While the excerpt goes on about how much care and caution is put into marriages, the author notes that her marriage, like many others, still wound up in divorce despite the couple’s best intentions.
One point she makes about infidelity I absolutely agree with – infidelity today is much more likely to lead to divorce and that the mores of sexual infidelity are undergoing a profound change. About 5 years ago I saw a change in the causes of marital breakups. Unlike the divorces of the previous 25 plus years where finances and addictions were often the cause of discontent, I noticed more recently that in virtually all the divorces I was mediating, infidelity caused the breakdown of trust and the bonds holding the couple together. Interestingly, even with so many women in the work place, in the majority of couples I work with, it is often the man who has the extra marital affair.
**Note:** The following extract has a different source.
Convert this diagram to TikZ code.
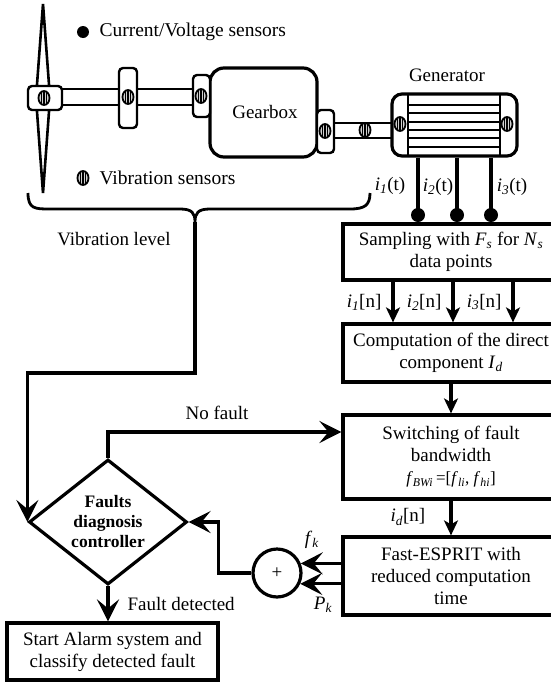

Ms. Thomas then advocates for a “friendly divorce”, which is not an oxymoron, but a trend and a “real possibility.” She says it perfectly: “Relatively inexpensive and non-adversarial divorce mediation – rather than pricey, contentious litigation – is now more common than ever. Many of us are all too familiar with the brutal court fights of our parents and we have no intention of putting our kids through it, too.”
Thank you Ms. Thomas – those of us in the divorce mediation and collaborative law practices know exactly what she is advocating and why it works. A 1994 University of Virginia study found that couples who mediated their divorce are more likely to communicate regularly about their children’s needs and problems, and to participate in their children’s school and special events, activities, holidays and vacations.
Ms. Thomas also advocates for joint custody which reduces family strife; studies show that there is less conflict with former spouses in such arrangements. Ms. Thomas concludes that while no parent feels good as a divorced parent, “we have not had our parents’ divorces either. We can only hope that in this, we have done it differently in the right way.”
Yes, Ms. Thomas and to all of you, you have done it differently and in the right way.